* [PROBLEM DETAILS] Using the data beneath this instruction, retype only the lines from the one that contains "Rebuild this diagram" down to the one that contains "(odL) -- (odR);", both included, exactly as they appear.

* [EXERCISE MATERIAL]
○ ○ ○ ○
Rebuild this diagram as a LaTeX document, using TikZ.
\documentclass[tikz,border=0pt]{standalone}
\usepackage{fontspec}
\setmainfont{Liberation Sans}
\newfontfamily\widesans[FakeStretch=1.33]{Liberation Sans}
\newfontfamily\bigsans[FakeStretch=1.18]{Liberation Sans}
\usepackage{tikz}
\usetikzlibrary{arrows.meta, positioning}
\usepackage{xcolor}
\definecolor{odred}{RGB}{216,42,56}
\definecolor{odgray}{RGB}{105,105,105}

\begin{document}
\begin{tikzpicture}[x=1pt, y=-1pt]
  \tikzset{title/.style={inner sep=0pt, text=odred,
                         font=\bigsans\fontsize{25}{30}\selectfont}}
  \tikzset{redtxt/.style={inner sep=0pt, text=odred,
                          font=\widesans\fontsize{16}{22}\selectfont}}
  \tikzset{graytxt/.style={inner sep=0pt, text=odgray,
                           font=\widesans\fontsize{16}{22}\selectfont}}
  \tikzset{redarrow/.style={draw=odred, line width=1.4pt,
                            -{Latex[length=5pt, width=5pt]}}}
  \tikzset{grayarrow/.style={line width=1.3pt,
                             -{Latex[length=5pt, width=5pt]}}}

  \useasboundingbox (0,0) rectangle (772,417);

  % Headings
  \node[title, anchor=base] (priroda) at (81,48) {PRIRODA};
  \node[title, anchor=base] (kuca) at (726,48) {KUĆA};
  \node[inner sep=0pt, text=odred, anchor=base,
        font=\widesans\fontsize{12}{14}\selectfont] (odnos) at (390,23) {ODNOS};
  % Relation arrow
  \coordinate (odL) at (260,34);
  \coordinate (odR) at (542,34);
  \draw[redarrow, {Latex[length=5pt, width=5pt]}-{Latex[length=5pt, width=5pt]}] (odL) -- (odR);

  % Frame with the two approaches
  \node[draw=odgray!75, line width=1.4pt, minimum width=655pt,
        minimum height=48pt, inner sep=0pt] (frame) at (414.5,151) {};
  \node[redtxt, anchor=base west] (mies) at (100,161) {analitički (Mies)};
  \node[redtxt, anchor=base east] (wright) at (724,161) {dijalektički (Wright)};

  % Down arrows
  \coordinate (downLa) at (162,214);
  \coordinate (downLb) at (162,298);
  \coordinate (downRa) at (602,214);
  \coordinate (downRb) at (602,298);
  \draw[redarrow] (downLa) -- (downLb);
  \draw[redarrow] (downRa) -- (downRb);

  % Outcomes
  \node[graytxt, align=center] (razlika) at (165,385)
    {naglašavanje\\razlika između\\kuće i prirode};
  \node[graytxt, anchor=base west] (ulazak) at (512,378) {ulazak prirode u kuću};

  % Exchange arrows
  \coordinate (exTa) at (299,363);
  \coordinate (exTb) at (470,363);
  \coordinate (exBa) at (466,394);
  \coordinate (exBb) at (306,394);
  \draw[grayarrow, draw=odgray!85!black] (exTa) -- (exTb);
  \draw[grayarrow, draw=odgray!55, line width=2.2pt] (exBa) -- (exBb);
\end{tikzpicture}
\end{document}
○ ○ ○ ○
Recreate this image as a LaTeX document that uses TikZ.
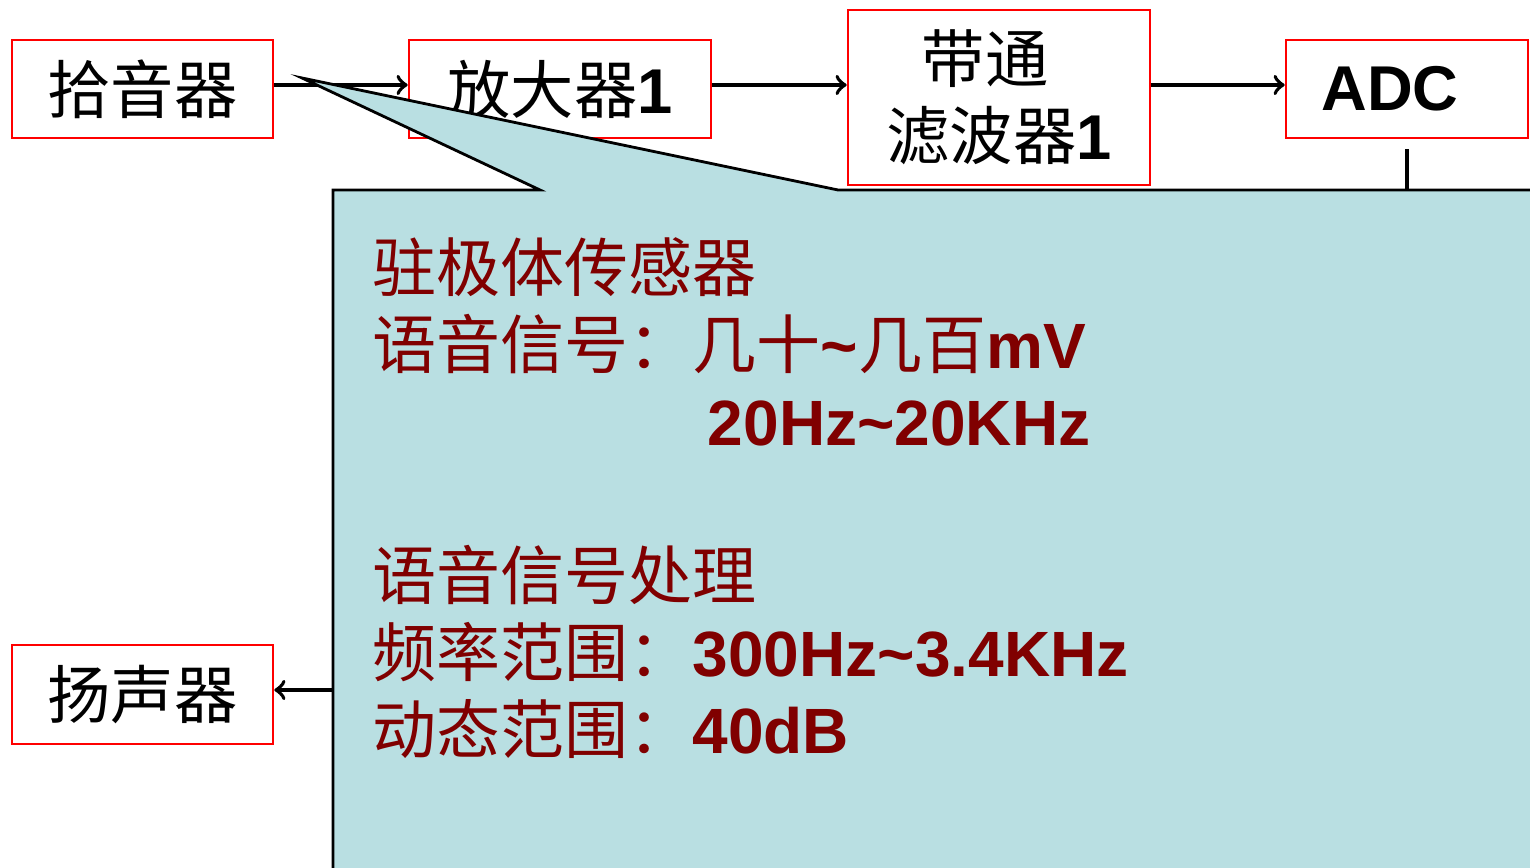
○ ○ ○ ○
* [FINAL RESULT]
Rebuild this diagram as a LaTeX document, using TikZ.
\documentclass[tikz,border=0pt]{standalone}
\usepackage{fontspec}
\setmainfont{Liberation Sans}
\newfontfamily\widesans[FakeStretch=1.33]{Liberation Sans}
\newfontfamily\bigsans[FakeStretch=1.18]{Liberation Sans}
\usepackage{tikz}
\usetikzlibrary{arrows.meta, positioning}
\usepackage{xcolor}
\definecolor{odred}{RGB}{216,42,56}
\definecolor{odgray}{RGB}{105,105,105}

\begin{document}
\begin{tikzpicture}[x=1pt, y=-1pt]
  \tikzset{title/.style={inner sep=0pt, text=odred,
                         font=\bigsans\fontsize{25}{30}\selectfont}}
  \tikzset{redtxt/.style={inner sep=0pt, text=odred,
                          font=\widesans\fontsize{16}{22}\selectfont}}
  \tikzset{graytxt/.style={inner sep=0pt, text=odgray,
                           font=\widesans\fontsize{16}{22}\selectfont}}
  \tikzset{redarrow/.style={draw=odred, line width=1.4pt,
                            -{Latex[length=5pt, width=5pt]}}}
  \tikzset{grayarrow/.style={line width=1.3pt,
                             -{Latex[length=5pt, width=5pt]}}}

  \useasboundingbox (0,0) rectangle (772,417);

  % Headings
  \node[title, anchor=base] (priroda) at (81,48) {PRIRODA};
  \node[title, anchor=base] (kuca) at (726,48) {KUĆA};
  \node[inner sep=0pt, text=odred, anchor=base,
        font=\widesans\fontsize{12}{14}\selectfont] (odnos) at (390,23) {ODNOS};
  % Relation arrow
  \coordinate (odL) at (260,34);
  \coordinate (odR) at (542,34);
  \draw[redarrow, {Latex[length=5pt, width=5pt]}-{Latex[length=5pt, width=5pt]}] (odL) -- (odR);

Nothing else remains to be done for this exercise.